Answer
Yes. If \(g \circ f\) is injective, then \(f\) must also be injective. There is **no** counterexample, because it is logically impossible for \(g \circ f\) to be injective unless \(f\) is injective.
Work Step by Step
## Proof (by Contradiction)
Assume \(g \circ f\) is injective, but suppose \(f\) is **not** injective.
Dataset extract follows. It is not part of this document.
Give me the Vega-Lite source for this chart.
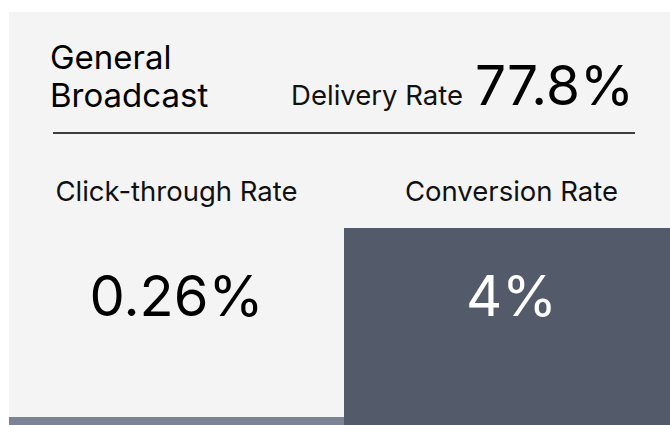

Then there exist \(x_1 \neq x_2\) in \(X\) such that
\[
f(x_1) \;=\; f(x_2).
\]
Apply \(g\) to these equal values:
\[
(g \circ f)(x_1)
\;=\;
g\bigl(f(x_1)\bigr)
\;=\;
g\bigl(f(x_2)\bigr)
\;=\;
(g \circ f)(x_2).
\]
Hence \(g \circ f\) takes the same value at two different points \(x_1\neq x_2\), which **contradicts** the assumption that \(g \circ f\) is injective.
Therefore, our assumption that \(f\) is not injective must be false. Thus, **\(f\) is injective**.
---
### Intuitive Explanation
If \(f\) “collapses” two distinct inputs \(x_1\neq x_2\) down to the same output in \(Y\), then after applying \(g\), those two points in \(X\) would still map to the same point in \(Z\). No further action by \(g\) can “undo” that collision. Hence, for the composition \(g \circ f\) to be injective, \(f\) itself must not collapse any distinct points—i.e., \(f\) must be injective.